GIVEN PROBLEM: Extract, in full, the lines below, beginning at the first and ending with the line that contains "for (let i = 1;". Pictures do not belong in the copy.

—————

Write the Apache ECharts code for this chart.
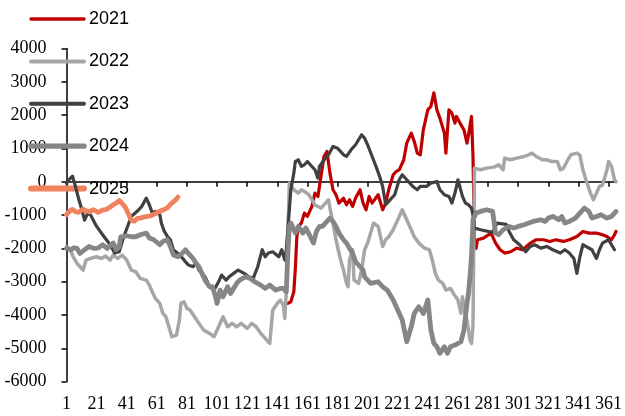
<!DOCTYPE html>
<html>
<head>
<meta charset="utf-8">
<script src="https://cdn.jsdelivr.net/npm/echarts@6/dist/echarts.min.js"></script>
<style>
  html, body { margin: 0; padding: 0; background: #fff; }
  #chart { width: 625px; height: 416px; }
</style>
</head>
<body>
<div id="chart"></div>
<script>
// Day-of-year categories 1..366
const days = [];
for (let i = 1; i <= 366; i++) days.push(String(i));

// [day, value] readings for each year
const y2021 = [[148,-3650],[150,-3600],[152,-3300],[153,-2600],[154,-1650],[155,-1340],[157,-1240],[159,-940],[161,-1040],[164,-740],[166,-340],[168,-440],[170,160],[172,760],[174,910],[176,260],[178,-240],[180,-390],[182,-640],[185,-490],[187,-690],[189,-540],[191,-740],[193,-490],[196,-240],[198,-640],[200,-840],[202,-440],[204,-640],[208,-390],[211,-840],[213,-640],[215,-240],[218,210],[220,310],[222,360],[225,660],[227,1160],[230,1460],[232,1210],[234,860],[236,810],[238,1560],[241,2160],[243,2260],[245,2670],[247,2160],[249,1910],[252,1460],[253,860],[255,2160],[257,2060],[259,1760],[260,1960],[263,1710],[265,1560],[267,1160],[268,1400],[270,1960],[271,760],[272,-1900],[273,-2000],[274,-1740],[278,-1690],[283,-1540],[286,-1840],[289,-2040],[292,-2140],[296,-2100],[300,-1990],[304,-2040],[309,-1840],[313,-1740],[318,-1740],[322,-1790],[326,-1740],[331,-1790],[335,-1740],[340,-1640],[344,-1490],[348,-1540],[353,-1540],[357,-1590],[360,-1640],[363,-1740],[365,-1590],[366,-1490]];

const y2022 = [[1,-1950],[3,-2000],[4,-2040],[6,-2300],[8,-2450],[10,-2550],[12,-2650],[14,-2350],[17,-2300],[21,-2250],[24,-2300],[27,-2230],[30,-2350],[32,-2200],[35,-2300],[38,-2200],[41,-2350],[44,-2650],[47,-2700],[50,-2900],[54,-2950],[56,-3100],[58,-3300],[60,-3500],[63,-3650],[65,-3950],[67,-4050],[69,-4350],[71,-4650],[74,-4600],[76,-4150],[77,-3650],[79,-3600],[81,-3800],[83,-3850],[86,-4050],[89,-4250],[92,-4450],[96,-4550],[99,-4650],[102,-4350],[105,-4050],[108,-4350],[111,-4250],[114,-4350],[117,-4250],[121,-4400],[124,-4250],[127,-4350],[130,-4550],[132,-4650],[134,-4750],[136,-4850],[137,-4350],[138,-3850],[141,-3650],[143,-3550],[145,-3700],[146,-4100],[147,-3300],[148,-1650],[149,-40],[150,0],[152,-240],[155,-340],[157,-240],[159,-290],[162,-390],[164,-540],[166,-690],[168,-740],[170,-790],[173,-640],[175,-540],[176,-790],[178,-1240],[180,-1740],[183,-2340],[185,-2650],[187,-3050],[188,-3150],[189,-2350],[191,-2040],[192,-2950],[195,-3050],[197,-2650],[199,-2040],[201,-1840],[203,-1540],[205,-1240],[208,-1340],[211,-1940],[213,-1740],[215,-1650],[218,-1440],[220,-1240],[222,-1040],[224,-840],[226,-1040],[229,-1340],[232,-1650],[235,-1840],[239,-2000],[242,-2040],[244,-2350],[246,-2750],[248,-2950],[251,-3050],[253,-3250],[256,-3200],[258,-3350],[261,-3550],[263,-3950],[264,-3450],[265,-3850],[267,-4150],[269,-4750],[270,-4850],[271,-4300],[272,410],[276,360],[280,410],[285,440],[288,510],[291,360],[292,710],[296,660],[300,710],[305,760],[308,810],[310,860],[313,760],[317,660],[320,660],[323,610],[327,610],[329,360],[331,400],[334,660],[336,810],[340,860],[342,800],[344,360],[346,60],[349,-340],[351,-540],[353,-340],[355,-140],[357,-100],[360,360],[361,610],[363,460],[365,60],[366,0]];

const y2023 = [[1,-50],[3,80],[5,170],[7,-150],[9,-500],[11,-800],[13,-1150],[15,-950],[17,-1000],[21,-1340],[25,-1590],[30,-1890],[33,-2140],[36,-2100],[39,-1650],[42,-1290],[44,-1040],[47,-920],[49,-840],[51,-740],[54,-490],[56,-690],[58,-940],[60,-890],[63,-990],[64,-1240],[66,-1490],[68,-1640],[70,-1740],[72,-2040],[76,-2190],[78,-2290],[80,-2400],[82,-2500],[85,-2550],[87,-2440],[89,-2650],[91,-2750],[93,-2850],[96,-3150],[99,-3250],[102,-3000],[104,-2800],[107,-2950],[109,-2850],[112,-2750],[115,-2650],[119,-2750],[122,-2850],[125,-2900],[128,-2550],[131,-2040],[133,-2250],[135,-2140],[138,-2100],[142,-2250],[144,-2040],[146,-2350],[147,-2040],[148,-1440],[149,-840],[150,-240],[152,260],[153,610],[155,660],[157,460],[159,510],[161,610],[164,460],[166,360],[168,110],[169,460],[173,710],[175,810],[178,1060],[181,1010],[185,810],[187,760],[190,960],[193,1110],[197,1410],[199,1310],[201,1110],[204,760],[207,410],[209,160],[211,-140],[213,-690],[215,-590],[219,-390],[222,60],[224,210],[227,60],[231,-140],[234,-240],[236,-140],[240,-140],[243,-40],[247,10],[249,-240],[252,-390],[255,-440],[257,-640],[259,-340],[261,60],[264,-440],[266,-640],[268,-690],[270,-790],[271,-1000],[272,-1390],[276,-1440],[284,-1520],[287,-1240],[293,-1280],[295,-1490],[298,-1740],[302,-1890],[306,-2100],[309,-1940],[312,-1890],[316,-1990],[320,-1940],[324,-2040],[329,-2140],[332,-2040],[335,-2140],[338,-2300],[340,-2750],[342,-2250],[344,-1890],[346,-1940],[350,-2040],[353,-2300],[355,-2040],[357,-1840],[361,-1740],[363,-1890],[365,-2040]];

const y2024 = [[1,-2000],[4,-2040],[6,-1980],[8,-2000],[10,-2150],[13,-2040],[16,-1940],[19,-2000],[22,-1990],[25,-1890],[28,-2000],[32,-1840],[34,-2040],[36,-1950],[37,-1650],[41,-1620],[44,-1650],[47,-1650],[50,-1590],[54,-1540],[56,-1690],[59,-1740],[63,-1890],[65,-1790],[68,-1740],[70,-1940],[72,-2200],[75,-2250],[78,-2140],[80,-2040],[82,-2150],[85,-2300],[87,-2440],[89,-2550],[91,-2750],[93,-2950],[96,-3150],[98,-3150],[100,-3450],[101,-3650],[103,-3250],[105,-3450],[108,-3150],[110,-3350],[112,-3200],[114,-3050],[116,-2950],[120,-2850],[123,-2900],[126,-3000],[130,-3100],[133,-3200],[136,-3100],[140,-3250],[143,-3200],[145,-3200],[147,-3300],[148,-2150],[149,-1340],[150,-1240],[153,-1540],[155,-1340],[158,-1540],[160,-1390],[163,-1650],[165,-1840],[167,-1490],[169,-1340],[171,-1340],[174,-1190],[176,-1090],[178,-1190],[180,-1340],[182,-1540],[185,-1740],[187,-1840],[189,-2000],[191,-2140],[193,-2400],[196,-2550],[198,-2650],[199,-2850],[203,-3050],[208,-3000],[211,-3150],[214,-3250],[218,-3550],[221,-3850],[224,-4150],[227,-4800],[230,-4350],[232,-3950],[235,-3750],[238,-3950],[241,-3550],[243,-4450],[245,-4850],[247,-4950],[249,-5150],[252,-4950],[254,-5150],[256,-4950],[259,-4900],[263,-4800],[265,-4450],[267,-3650],[268,-3350],[269,-2850],[270,-2250],[271,-1140],[273,-940],[276,-890],[280,-840],[284,-890],[286,-1540],[288,-1590],[291,-1440],[295,-1340],[298,-1390],[301,-1340],[305,-1290],[308,-1240],[311,-1190],[316,-1140],[319,-1190],[321,-1090],[324,-1040],[328,-1140],[330,-1040],[332,-1240],[335,-1190],[339,-1090],[342,-940],[345,-790],[348,-890],[350,-1090],[353,-1040],[356,-990],[360,-1090],[363,-1040],[365,-940],[366,-890]];

const y2025 = [[1,-990],[3,-880],[5,-830],[7,-900],[9,-920],[12,-820],[14,-870],[16,-900],[19,-840],[22,-920],[25,-850],[28,-820],[30,-760],[32,-690],[34,-640],[36,-560],[38,-650],[40,-760],[42,-950],[44,-1150],[46,-1180],[48,-1100],[50,-1090],[52,-1060],[55,-1040],[58,-1000],[61,-930],[63,-880],[65,-850],[68,-780],[70,-680],[72,-600],[74,-520],[75,-460]];

// y-axis range and step
const yMin = -6000, yMax = 4000, yStep = 1000;

const serif = 'Liberation Serif';
const sans = 'Liberation Sans';

// colour and stroke width per year: [plot line, legend key]
const styles = {
  '2021': { color: '#C00000', width: 3.2, keyWidth: 3.4 },
  '2022': { color: '#A6A6A6', width: 3.5, keyWidth: 4 },
  '2023': { color: '#404040', width: 3.2, keyWidth: 4 },
  '2024': { color: '#868686', width: 4.8, keyWidth: 5.3 },
  '2025': { color: '#F0825E', width: 4.8, keyWidth: 6 }
};

// category axis takes point positions as zero-based indices
function toIndexed(pairs) {
  return pairs.map(p => [p[0] - 1, p[1]]);
}

function lineSeries(name, pairs, z) {
  const s = styles[name];
  return {
    name: name,
    type: 'line',
    data: toIndexed(pairs),
    symbol: 'none',
    z: z,
    lineStyle: { color: s.color, width: s.width, cap: 'round', join: 'round' },
    itemStyle: { color: s.color }
  };
}

const legendItems = Object.keys(styles).map(name => ({
  name: name,
  itemStyle: { opacity: 0 },
  lineStyle: { color: styles[name].color, width: styles[name].keyWidth, cap: 'round' }
}));

const chart = echarts.init(document.getElementById('chart'), null, { renderer: 'canvas' });
chart.setOption({
  animation: false,
  backgroundColor: '#ffffff',
  grid: { left: 66.5, right: 5, top: 48.5, bottom: 34.3, containLabel: false },
  legend: {
    orient: 'vertical',
    left: 28,
    top: 10,
    padding: 0,
    itemWidth: 53,
    itemHeight: 16,
    itemGap: 24.4,
    data: legendItems,
    itemStyle: { opacity: 0 },
    textStyle: { fontFamily: sans, fontSize: 18, color: '#000' }
  },
  xAxis: [
    {
      type: 'category',
      data: days,
      boundaryGap: false,
      position: 'bottom',
      axisLine: { show: false, onZero: false },
      axisTick: { show: false },
      splitLine: { show: false },
      axisLabel: { interval: 19, margin: 14, color: '#000', fontFamily: serif, fontSize: 18 }
    },
    {
      type: 'category',
      data: days,
      boundaryGap: false,
      position: 'top',
      axisLine: { show: true, onZero: true, lineStyle: { color: '#000', width: 1.5 } },
      axisTick: { show: true, interval: 19, inside: true, length: 5, lineStyle: { color: '#000', width: 1.5 } },
      splitLine: { show: false },
      axisLabel: { show: false }
    }
  ],
  yAxis: {
    type: 'value',
    min: yMin,
    max: yMax,
    interval: yStep,
    axisLine: { show: true, lineStyle: { color: '#000', width: 1.5 } },
    axisTick: { show: true, length: 5, lineStyle: { color: '#000', width: 1.5 } },
    splitLine: { show: false },
    axisLabel: { margin: 20, color: '#000', fontFamily: serif, fontSize: 18, formatter: v => String(v) }
  },
  series: [
    lineSeries('2021', y2021, 2),
    lineSeries('2022', y2022, 3),
    lineSeries('2023', y2023, 4),
    lineSeries('2024', y2024, 5),
    lineSeries('2025', y2025, 6)
  ]
});
</script>
</body>
</html>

—————

EXPECTED ANSWER:
Write the Apache ECharts code for this chart.
<!DOCTYPE html>
<html>
<head>
<meta charset="utf-8">
<script src="https://cdn.jsdelivr.net/npm/echarts@6/dist/echarts.min.js"></script>
<style>
  html, body { margin: 0; padding: 0; background: #fff; }
  #chart { width: 625px; height: 416px; }
</style>
</head>
<body>
<div id="chart"></div>
<script>
// Day-of-year categories 1..366
const days = [];
for (let i = 1; i <= 366; i++) days.push(String(i));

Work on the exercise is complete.